I notice that it is harder and harder to get access to the Globe's "locked" content - Google News used to be a nice back door. But anyone with a TPL or academic library card can get in.
Here's John Barber's take, which is, scrap VIA and go it with the US.
Build high-speed trains to corridors that count
John Barber. The Globe and Mail. Toronto, Ont.: May 23, 2007. pg. A.15
The Conference Board of Canada says the federal government should consider the feasibility of high-speed passenger trains linking Canadian cities, including those of the so-called Quebec City-Windsor Corridor, but the sensible citizen has concerns.
Will this latest effort prove to be another tragedy, the last in a long series of dashed hopes and disappointments with high-speed rail? Or will it, like the rest of Ottawa's transportation policy, end instead as ignoble farce? Either outcome is all too possible, anything else less than likely.
The sad history of this appealing idea is nothing other than the destruction of passenger rail in Canada, read backward. From the moment the corridor first emerged as a prime candidate for fast electric trains, Ottawa accelerated its abandonment of passenger rail with equal and opposite force. As Europe and even the U.S. moved ahead, Via Rail's innovations became steadily sketchier and less successful, to the point now that its premium cars are pulled by vintage diesel locomotives at half the speed they were intended to travel.

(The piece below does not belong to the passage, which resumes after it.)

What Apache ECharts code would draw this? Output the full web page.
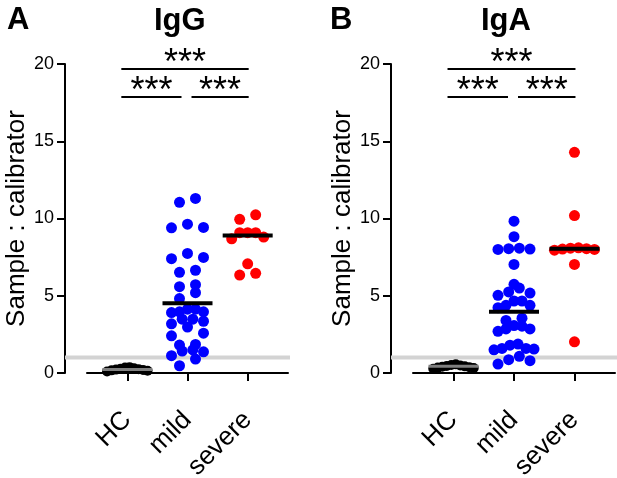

The end of the process is a federal government with such little capacity and basic know-how it would be better off out of the game entirely. For Torontonians especially, the best hope for fast rail begins with the end of the national project.
Blowing up Via Rail for starters need not be considered destructive. The federal government no longer runs freight trains or airlines. Its retreat from airport management was the best thing that ever happened to air travellers, especially the millions who pass through Toronto. The decision to offload ports was equally inspired, although less well implemented, compromised as it was by such absurdities as the creation of the Toronto Port Authority.
The same new beginning is needed in passenger rail.
Among its immediate benefits, the end of Via will end the current fixation on the corridor the Crown corporation once dreamed about creating, but never did. It's about time. Who wants to go to Windsor or Quebec City, anyway?
The corridor might have made sense a generation ago, just as the route structure of the Canadian National Railway made some kind of sense when it was a Crown corporation used by Ottawa to protect and promote an east-west national economy. Privatized in the free-trading 21st-century, it quickly integrated into a seamless continental system that shows no evidence of national borders. To remain viable in eastern Canada, passenger trains must follow along.
What Toronto needs are fast trains to New York and Chicago, not Quebec City and Windsor. Rather than once again helping to demonstrate the futility of national leadership by investing hope in a renewed national effort, Toronto should join other cities and regions to plan a modern system. A good beginning would be to join Buffalo and western New York State in a campaign to hook up with Amtrak's Acela Express, a network of high-speed electric trains serving the rich Northeast Corridor - the corridor that counts.
The U.S. at least has fast electric trains, although Bushism has made their future uncertain. The best locomotive conceivably available for a made-in-Canada system is Bombardier's turbine-powered Jet Train, a cut-rate alternative the company promoted after policy-makers nixed the superior technology the company hoped to import from Europe. The same history of shortsighted decision-making has ensured that all the old impediments to fast trains - the need to use old track and to share it with freight traffic - will remain in place to hobble any new efforts.
The promise of fast trains is too great to leave it so blighted.